Fue, es y será bueno saberlo.

Y memorizarlo para no olvidarlo nunca.

CUATRO En una entrevista le preguntaron a Ray Bradbury si alguna vez se había cruzado con su perfecta contracara, con su opuesto complementario, con el Yin de su Yang, con Philip K. Dick. "Una vez coincidimos en un bar y conversamos un rato. No le gustaba hablar y era del tipo de persona que, enseguida te das cuenta, no disfrutaba de estar vivo", respondió Bradbury. Cabe pensar que Dick se dijo a sí mismo que Bradbury hablaba demasiado y era demasiado vivaz.

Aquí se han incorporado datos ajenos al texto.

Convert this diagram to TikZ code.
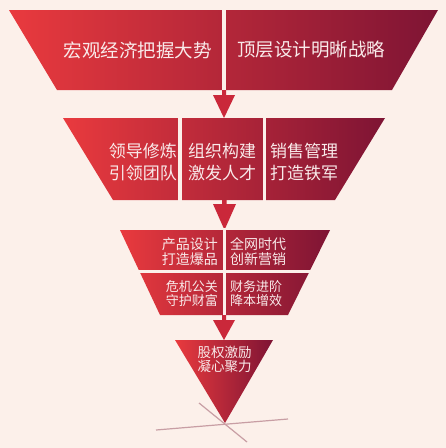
\documentclass[tikz,border=0pt]{standalone}
\usepackage{fontspec}
\newfontfamily\cjk{Noto Sans CJK SC}
\definecolor{bg}{RGB}{252,240,234}
\definecolor{redL}{RGB}{233,58,62}
\definecolor{redR}{RGB}{126,20,52}
\definecolor{arrowred}{RGB}{202,40,58}
\definecolor{txt}{RGB}{249,234,234}
\definecolor{axisline}{RGB}{200,158,164}
\tikzset{
  band/.style={left color=redL,right color=redR},
  gapline/.style={draw=bg,line width=4pt},
  lbl/.style={text=txt,inner sep=0pt,align=left},
  arrowshape/.style={fill=arrowred,draw=none},
}
\begin{document}
\begin{tikzpicture}[x=1pt,y=-1pt]
\fill[bg] (0,0) rectangle (446,448);
\useasboundingbox (0,0) rectangle (446,448);
% band 1
\shade[band] (9,10) -- (438,10) -- (392,90) -- (57,90) -- cycle;
\draw[gapline] (224,8) -- (224,92);
\node[lbl,anchor=east,font=\cjk\fontsize{18.5}{22}\selectfont] (b1l) at (212,50) {宏观经济把握大势};
\node[lbl,anchor=west,font=\cjk\fontsize{18.5}{22}\selectfont] (b1r) at (237,50) {顶层设计明晰战略};
\fill[arrowshape] (222,90) -- (226,90) -- (226,95) -- (235,95) -- (224,118) -- (213,95) -- (222,95) -- cycle;
% band 2
\shade[band] (63,118) -- (385,118) -- (335,200) -- (113,200) -- cycle;
\draw[gapline,line width=3.5pt] (180,116) -- (180,202);
\draw[gapline,line width=3.5pt] (264.5,116) -- (264.5,202);
\node[lbl,anchor=east,font=\cjk\fontsize{17}{22}\selectfont] (b2l) at (177,162) {领导修炼\\引领团队};
\node[lbl,anchor=west,font=\cjk\fontsize{17}{22}\selectfont] (b2m) at (188,162) {组织构建\\激发人才};
\node[lbl,anchor=west,font=\cjk\fontsize{17}{22}\selectfont] (b2r) at (270,162) {销售管理\\打造铁军};
\fill[arrowshape] (222,200) -- (226.5,200) -- (226.5,204) -- (236,204) -- (224.5,230) -- (213,204) -- (222,204) -- cycle;
% band 3
\shade[band] (120,230) -- (330,230) -- (288,315) -- (160,315) -- cycle;
\draw[gapline,line width=3pt] (224.5,228) -- (224.5,317);
\draw[gapline,line width=2.5pt] (130,271.5) -- (318,271.5);
\node[lbl,anchor=east,font=\cjk\fontsize{14}{15}\selectfont] (b3a) at (218,251.5) {产品设计\\打造爆品};
\node[lbl,anchor=west,font=\cjk\fontsize{14}{15}\selectfont] (b3b) at (230,251.5) {全网时代\\创新营销};
\node[lbl,anchor=east,font=\cjk\fontsize{13}{13.5}\selectfont] (b3c) at (218,293.5) {危机公关\\守护财富};
\node[lbl,anchor=west,font=\cjk\fontsize{13}{13.5}\selectfont] (b3d) at (230,293.5) {财务进阶\\降本增效};
\fill[arrowshape] (222,315) -- (226,315) -- (226,320) -- (235,320) -- (224,340) -- (213,320) -- (222,320) -- cycle;
% axis lines
\coordinate (l1a) at (156,430);
\coordinate (l1b) at (288,419);
\coordinate (l2a) at (199,403);
\coordinate (l2b) at (247,442);
\draw[axisline,line width=1.2pt] (l1a) -- (l1b);
\draw[axisline,line width=1.2pt] (l2a) -- (l2b);
% triangle
\shade[band] (175,340) -- (273,340) -- (225,423) -- cycle;
\node[lbl,anchor=center,font=\cjk\fontsize{13.5}{13.5}\selectfont] (tri) at (224.5,359.5) {股权激励\\凝心聚力};
\end{tikzpicture}
\end{document}
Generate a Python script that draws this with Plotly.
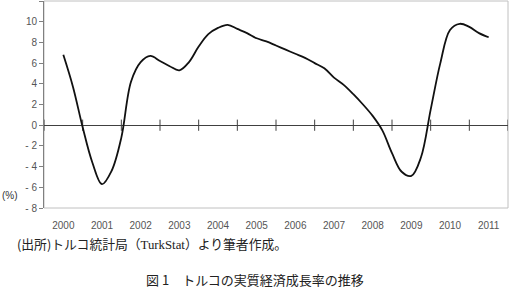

En 2003, Bradbury adquirió el lote junto a la tumba de su esposa y plantó y anticipó allí su propia lápida con el año de salida aún en blanco. De tanto en tanto, se daba una vuelta para contemplar su propia tumba. Su biógrafo le preguntó que sentía al respecto. Bradbury respondió: "Lo cierto es que preferiría ser enterrado en Marte. Que metan mis cenizas en una lata de sopa de tomate, porque eso es casi lo único que comí durante mi infancia. Pero lo que de verdad me hace muy feliz es saber que en Marte, dentro de un par de siglos, mis libros seguirán leyéndose. Y que muy tarde por la noche, con una pequeña linterna y bajo una manta, algún niño va a espiar bajo la cubierta de un libro. Y que ese libro será Crónicas marcianas. En Marte".

Que así sea --buena suerte al Perseverance-- para que ahí y entonces, por fin, Bradbury sea autor marciano.

Y gracias por todo, piensa Rodríguez habiendo vuelto a abrir un libro que no cerrará hasta haberlo leído de nuevo, en la Tierra aún, en tiempos cada vez más marcianos.

Feliz centenario y bicentenario y tricentenario, hasta el infinito y más allá y, sí, por siempre vivo.